The USU is an affiliate of the American Federation of Teachers (AFT), which also incorporates four other academic worker unions on campus, representing multiple thousands of members:  the Lecturers Employee Organization (LEO) of nontenure-track faculty; the Graduate Employees Organization (GEO) of graduate student employees; the United Physician Assistants of Michigan Medicine (UPAMM) of physician assistants; and the United Michigan Medicine Allied Professionals (UMMAP).

The only action the Michigan AFT has pursued to date is to file an unfair labor practices complaint with the Michigan Employment Relations Commission. Amid an unprecedented assault on its own members, the Michigan AFT is refusing to mobilize its membership against these attacks because its leadership is deeply tied to the Democratic Party, which is seeking accommodation with the Trump administration. This includes the support of supposed “left” groups like the Democratic Socialists of America (DSA), which dominates the leadership of the GEO union.

The International Youth and Students for Social Equality (IYSSE) at U-M denounces the firing of Zainab Hakim and the suspension of the four undergraduate students. The IYSSE demands that they be immediately reinstated and allowed to function freely as students and workers on campus without threat for exercising core constitutional rights. The IYSSE also demands the dropping of charges against all anti-genocide protesters. The IYSSE calls on all workers, students and youth at U-M and beyond to oppose the attack on Hakim as an attack on the First Amendment right to free speech.

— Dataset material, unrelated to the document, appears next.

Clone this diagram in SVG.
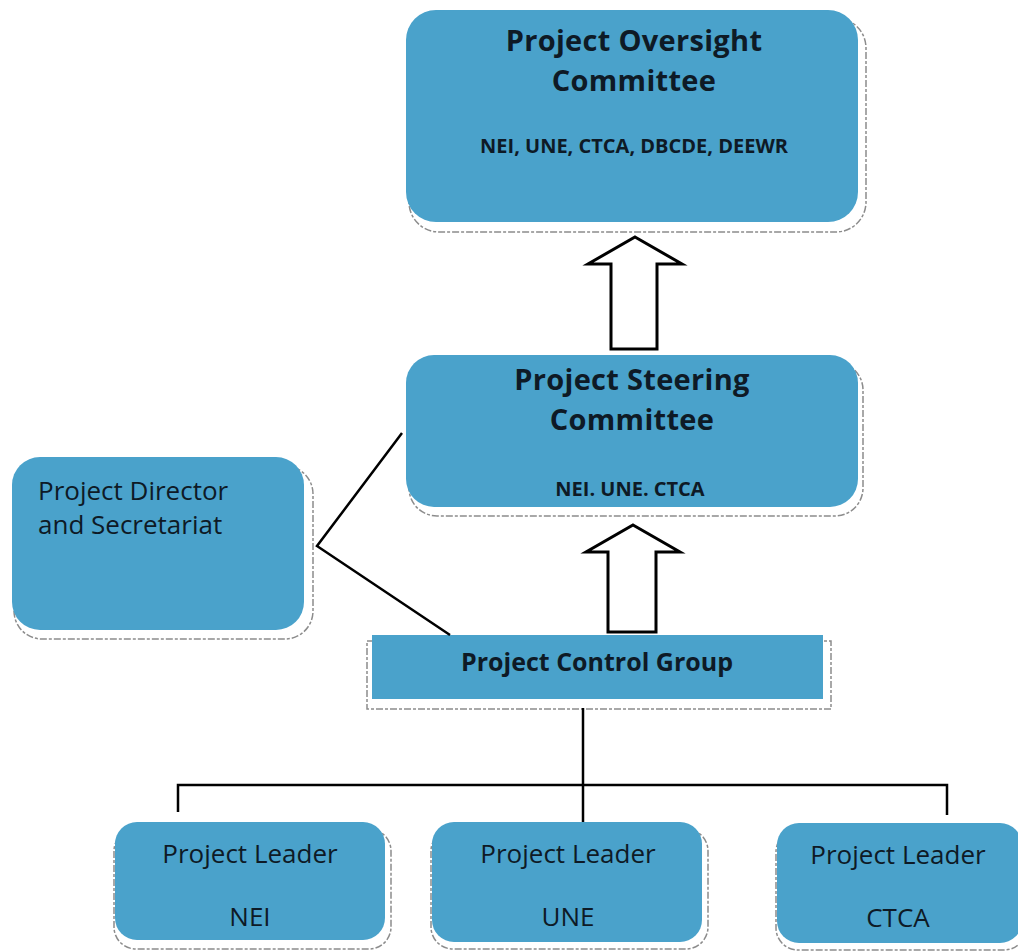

The IYSSE says that to defend democratic rights and prevent fascist dictatorship and war, it is necessary to remove the root of these evils—the capitalist profit system. A movement must be built in the working class, independent of both parties of the billionaire oligarchy and of the trade union bureaucracy, to abolish capitalism and establish socialism. All those students who agree with this policy must come forward to join to IYSSE and take up the fight for socialism.